Now, you mentioned evolution in terms of treatments and therapy options. What are the latest treatment and therapy options that for AMD that the optometrists should be aware of?

Mark Dunbar:

We’ve had these first generation anti-VEGF drugs, the Lucentis, the Avastin, Eylea. Those were really game changers in terms of for the first time being able to dry up the macula, really preserved vision in these patients. And they were so critical, important. And the downside, of course, was durability. These were drugs, though they worked, they didn’t last a long time, and so would’ve patients needing injections every month. We tried to extend them out, and some patients were successful doing that, some patients not.

And so you look at this second generation anti-VEGF drugs, beginning with Beovu, which was Novartis’s drug, again, the idea that they would last longer and ultimately require a less number of injections and patients would need to not be seen as regularly as they would. Of course, Genentech has developed the port delivery system, which is a surgical procedure to put the port in. It’s a slow release over time, but patients could go up to six months or even nine months without needing to either be seen or really need a re-treatment.

And then you’ve got faricimab which is the kind of the multi-mechanism, has anti-VEGF characteristics and works on a different pathway as well. So the point being, these are drugs that work longer, they’re more durable. And so it just means patients aren’t going to need 12 injections over 12 months. They may only need two or three or four after a loading dose. And so that becomes important.
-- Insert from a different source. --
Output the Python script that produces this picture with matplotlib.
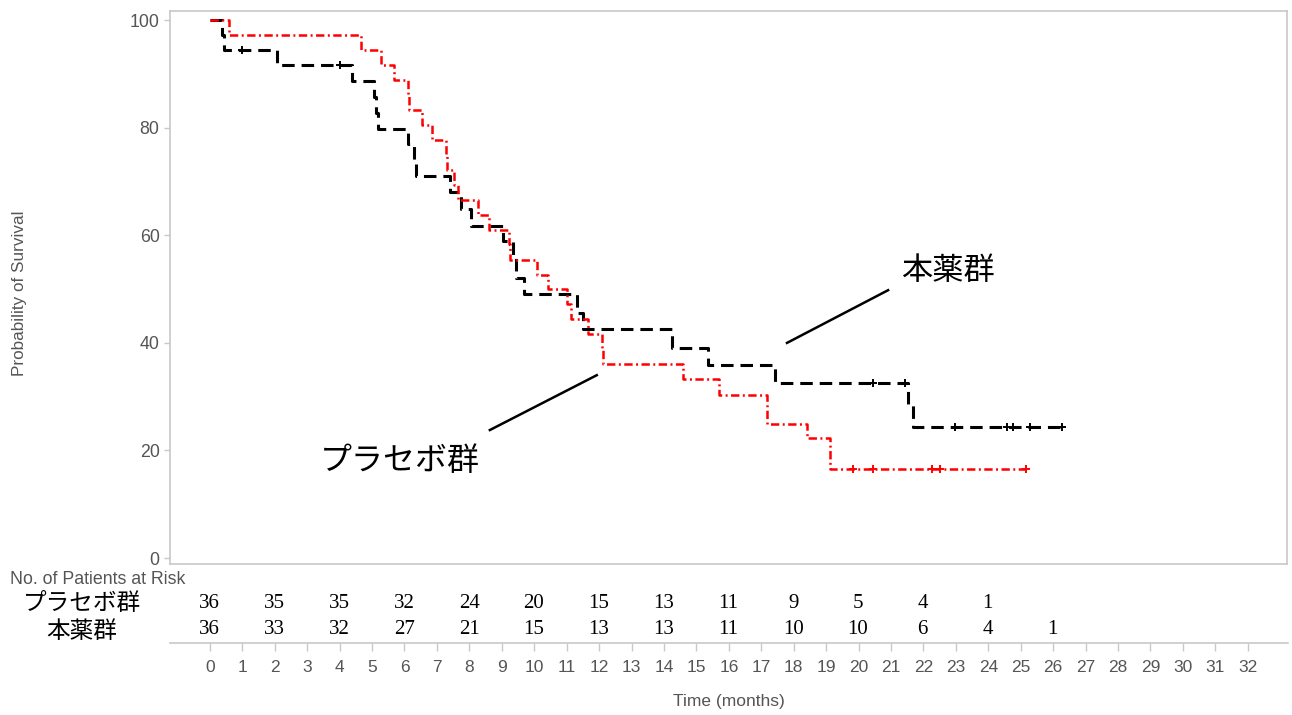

Again, of course we know the story with the Novartis drug Beovu because of some of the inflammation issues. It’s not used as much, but the other two I think are gaining steam. And there’s probably others that are really being studied.

So the point being, these are patients who won’t need to be seen as regularly, and these are patients that may be able to be followed in optometric practices in that interval with OCT imaging and those type of things. So patients will have better visual outcomes, they’ll end up in their primary eye care, their optometrist practice for glasses, and while they’re doing that, let’s do an OCT and just kind of make sure that your macula is dry, that you’re heading in the right direction in terms of the disease being controlled. Where before, again, they just didn’t have that opportunity because patients were coming in every month, every six weeks for another injection.